Additional runoff from rain in the local Caloosahatchee and St. Lucie basins could occasionally result in flows that exceed one or both targets. USACE lock operators will make real-time adjustments to spillways along the Caloosahatchee and the St. Lucie Canal to maintain canal levels.

Lake Okeechobee is currently at 16.02 feet above sea level. During the past week, lake levels receded by 0.18 feet, with a 0.19-foot drop in the past 30 days.

Since Oct. 14, based on the average flow data posted on the USACE website, about 28.742 billion gallons of water has flowed from the lake into the St. Lucie at Port Mayaca — which equals about 2.4 inches on Lake Okeechobee. Also since Oct. 14, about 102.87 billion gallons of water have flowed from the lake at Moore Haven into the Caloosahatchee River — about 8.57 inches on Lake Okeechobee. If the corps had not conducted the releases, the lake would be about 11 inches higher now than it was on Oct. 14.

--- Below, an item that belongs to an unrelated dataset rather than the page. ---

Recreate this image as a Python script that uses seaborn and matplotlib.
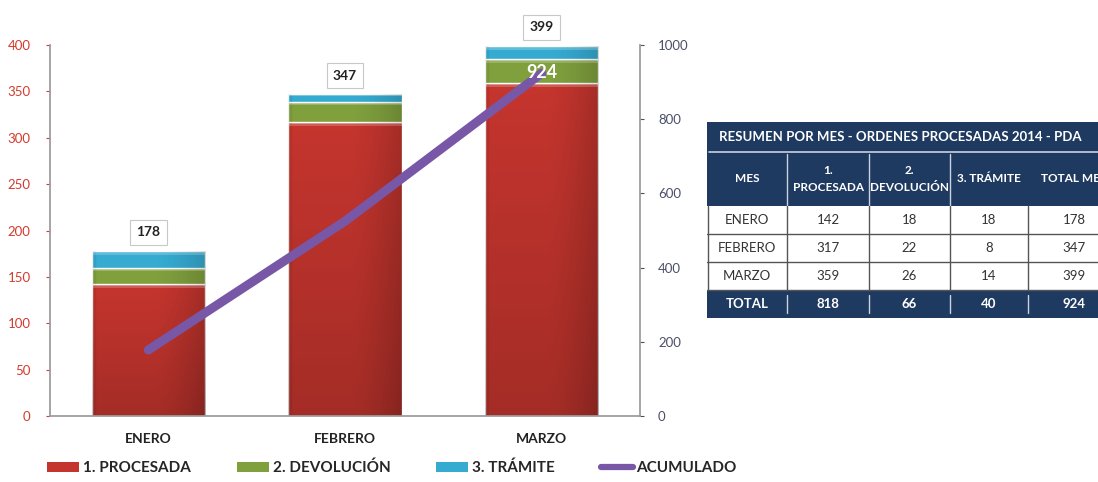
import numpy as np
import pandas as pd
import matplotlib
matplotlib.use("Agg")
import matplotlib.pyplot as plt
import seaborn as sns
from matplotlib.patches import Rectangle
from matplotlib.lines import Line2D

# --- data -------------------------------------------------------------
meses = ["ENERO", "FEBRERO", "MARZO"]
procesada = [142, 317, 359]
devolucion = [18, 22, 26]
tramite = [18, 8, 14]
total_mes = [178, 347, 399]
acumulado = [178, 525, 924]

left_ticks = [0, 50, 100, 150, 200, 250, 300, 350, 400]
right_ticks = [0, 200, 400, 600, 800, 1000]

series_names = ["1. PROCESADA", "2. DEVOLUCIÓN", "3. TRÁMITE"]
line_name = "ACUMULADO"

table_title = "RESUMEN POR MES - ORDENES PROCESADAS 2014 - PDA"
table_header = ["MES", "1.\nPROCESADA", "2.\nDEVOLUCIÓN", "3. TRÁMITE", "TOTAL MES"]
table_total = ["TOTAL", "818", "66", "40", "924"]

# --- style ------------------------------------------------------------
sns.set_theme(style="white")
plt.rcParams["font.family"] = ["Lato", "DejaVu Sans"]

RED = "#c4352e"
GREEN = "#80a03e"
BLUE = "#36abd2"
PURPLE = "#7857a6"
NAVY = "#1f3a60"

W, H = 1098, 482
fig = plt.figure(figsize=(W / 100, H / 100), dpi=100)
ax = fig.add_axes([50 / W, 1 - 416 / H, 590 / W, 371 / H])

df = pd.DataFrame({"mes": meses, "p": procesada, "d": devolucion, "t": tramite})
bottom_d = np.array(procesada)
bottom_t = bottom_d + np.array(devolucion)

bw = 0.575
sns.barplot(data=df, x="mes", y="p", color=RED, width=bw, saturation=1, ax=ax)
sns.barplot(data=df, x="mes", y="d", color=GREEN, width=bw, saturation=1, ax=ax,
            bottom=bottom_d)
sns.barplot(data=df, x="mes", y="t", color=BLUE, width=bw, saturation=1, ax=ax,
            bottom=bottom_t)

# glossy shading: a little darker toward the right edge and the bottom,
# with a soft light rim on top of each segment
nx, ny = 80, 60
gx = np.linspace(0, 1, nx)[None, :]
gy = np.linspace(0, 1, ny)[:, None]          # 0 = top row of the image
for patch in list(ax.patches):
    x0, y0 = patch.get_x(), patch.get_y()
    w, h = patch.get_width(), patch.get_height()
    dark = 0.16 * np.clip((gx - 0.55) / 0.45, 0, 1) ** 1.5 + 0.06 * (gx < 0.03)
    if h > 60:
        dark = dark + 0.16 * gy
    rgba = np.zeros((ny, nx, 4))
    rgba[..., 3] = np.clip(dark, 0, 1)
    im = ax.imshow(rgba, extent=[x0, x0 + w, y0, y0 + h], aspect="auto",
                   zorder=patch.get_zorder() + 0.1, interpolation="bilinear")
    im.set_clip_path(patch)
    rim = min(4.0, h * 0.3)
    ax.add_patch(Rectangle((x0, y0 + h - rim), w, rim, facecolor="white",
                           alpha=0.2, edgecolor="none",
                           zorder=patch.get_zorder() + 0.2))

ax.set_xlim(-0.5, 2.5)
ax.set_ylim(0, 400)
ax.set_yticks(left_ticks)
ax.set_xlabel("")
ax.set_ylabel("")
ax.tick_params(axis="y", colors="#d23a2e", labelsize=9.5, length=3, width=0.8,
               direction="out", left=True, pad=11)
ax.tick_params(axis="x", length=0, labelsize=10, pad=12, colors="#222222")
for lbl in ax.get_xticklabels():
    lbl.set_fontweight("bold")
for side in ["top", "right"]:
    ax.spines[side].set_visible(False)
ax.spines["left"].set_color("#9a9a9a")
ax.spines["bottom"].set_color("#9a9a9a")

# total labels above each bar
for i, tot in enumerate(total_mes):
    ax.text(i, tot + 20, str(tot), ha="center", va="center", fontsize=10,
            fontweight="bold", color="#222222",
            bbox=dict(boxstyle="square,pad=0.45", facecolor="white",
                      edgecolor="#c8c8c8", linewidth=0.8), zorder=6)

# accumulated line on the secondary axis
ax2 = ax.twinx()
sns.lineplot(x=np.arange(len(meses)), y=acumulado, ax=ax2, color=PURPLE,
             linewidth=6.5, solid_capstyle="round", zorder=5)
ax2.set_ylim(0, 1000)
ax2.set_yticks(right_ticks)
ax2.tick_params(axis="y", colors="#4a5068", labelsize=9.5, length=3, width=0.8,
                direction="out", right=True, pad=10)
for side in ["top", "left", "bottom"]:
    ax2.spines[side].set_visible(False)
ax2.spines["right"].set_color("#9a9a9a")
ax2.text(len(meses) - 1, acumulado[-1] + 2, str(acumulado[-1]), ha="center",
         va="center", fontsize=13, fontweight="bold", color="white", zorder=7)

# legend along the bottom
handles = [Rectangle((0, 0), 1, 1, facecolor=c, edgecolor="none")
           for c in (RED, GREEN, BLUE)]
handles.append(Line2D([0], [0], color=PURPLE, linewidth=4.5))
fig.legend(handles, series_names + [line_name], loc="center",
           bbox_to_anchor=(392 / W, 1 - 468 / H), ncol=4, frameon=False,
           prop={"weight": "bold", "size": 11},
           handlelength=2.1, handleheight=0.6, handletextpad=0.25,
           columnspacing=3.0)

# summary table
t_left, t_top, t_bottom = 707, 122, 318
tax = fig.add_axes([t_left / W, 1 - t_bottom / H, (W - t_left) / W,
                    (t_bottom - t_top) / H])
tax.set_xlim(t_left, W)
tax.set_ylim(t_bottom, t_top)
tax.axis("off")

col_edges = [707, 787, 869, 950, 1028, 1120]
row_edges = [122, 152, 206, 234, 262, 290, 318]
body = [[m, str(p), str(d), str(t), str(tt)]
        for m, p, d, t, tt in zip(meses, procesada, devolucion, tramite, total_mes)]
LIGHT = "#c9d2e0"
GRID = "#555555"

tax.add_patch(Rectangle((t_left, row_edges[0]), 420, row_edges[2] - row_edges[0],
                        facecolor=NAVY, edgecolor="none"))
tax.add_patch(Rectangle((t_left, row_edges[5]), 420, row_edges[6] - row_edges[5],
                        facecolor=NAVY, edgecolor="none"))
tax.plot([t_left + 2, 1120], [row_edges[1]] * 2, color=LIGHT, linewidth=1.2)
tax.text(900, (row_edges[0] + row_edges[1]) / 2, table_title, ha="center",
         va="center", color="white", fontsize=9.5, fontweight="bold")
hy = (row_edges[1] + row_edges[2]) / 2
for j, h in enumerate(table_header):
    cx = (col_edges[j] + col_edges[j + 1]) / 2
    tax.text(cx, hy, h, ha="center", va="center", color="white",
             fontsize=8.5, fontweight="bold", linespacing=1.6)
for j in range(1, 4):
    tax.plot([col_edges[j]] * 2, [row_edges[1] + 2, row_edges[2]], color=LIGHT,
             linewidth=1)
for r, row in enumerate(body):
    cy = (row_edges[2 + r] + row_edges[3 + r]) / 2
    for j, v in enumerate(row):
        cx = (col_edges[j] + col_edges[j + 1]) / 2
        tax.text(cx, cy, v, ha="center", va="center", color="#333333", fontsize=9.5)
    tax.plot([t_left, 1120], [row_edges[3 + r]] * 2, color=GRID, linewidth=1)
for j in range(1, 5):
    tax.plot([col_edges[j]] * 2, [row_edges[2], row_edges[5]], color=GRID,
             linewidth=1)
    tax.plot([col_edges[j]] * 2, [row_edges[5] + 5, row_edges[6] - 5],
             color=LIGHT, linewidth=1)
ty = (row_edges[5] + row_edges[6]) / 2
for j, v in enumerate(table_total):
    cx = (col_edges[j] + col_edges[j + 1]) / 2
    tax.text(cx, ty, v, ha="center", va="center", color="white",
             fontsize=9.5, fontweight="bold")
tax.plot([t_left + 0.5] * 2, [row_edges[2], row_edges[5]], color=GRID, linewidth=1)

fig.savefig("out.png", dpi=100, facecolor="white")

Without the lake releases, “where we topped out would have been well over 17 feet,” said Kelly. He stated although all of the dam safety analyses with the lake this high have been very positive, when the lake is above 16 feet, the risk to the dike increases, as does the environmental damage to the lake.

Since Tropical Storm Eta, no water from the lake has gone south. There is still a lot of water from Eta that needs to move out of the southern end of the system, said Kelly. “It will take several weeks before we can start look at potential releases to the south.”

“Flows south are unattainable given with the water that’s in the southern end of the system,” said Kelly. “In January, we may be able to look at flow south again.”

“All of the conservation areas in the south are above schedule,” said Kelly. “Everything in the south is just totally full.”

“Some of the projections look like the lake could drop in a dry environment, getting down to 13 or 14 feet, comparing all of the previous La Niña years back into the 1970s,” he said. “We’re finding La Niña does not always show up,” he added.

“It looks like the lake is going to be higher than we want it” when the 2021 wet season starts, he said.

“We will continue to look at the system holistically and expect to be able to refine the dry season strategy for the South Florida system around February,” said Kelly. “By then, we should have a much better feeling for the effects, if any, of the La Niña, and the results of our gradual transition plan. We’ll be in a better position to evaluate the trends and conditions in the lake, the Everglades and the estuaries, including water supply and our ability to move water south.”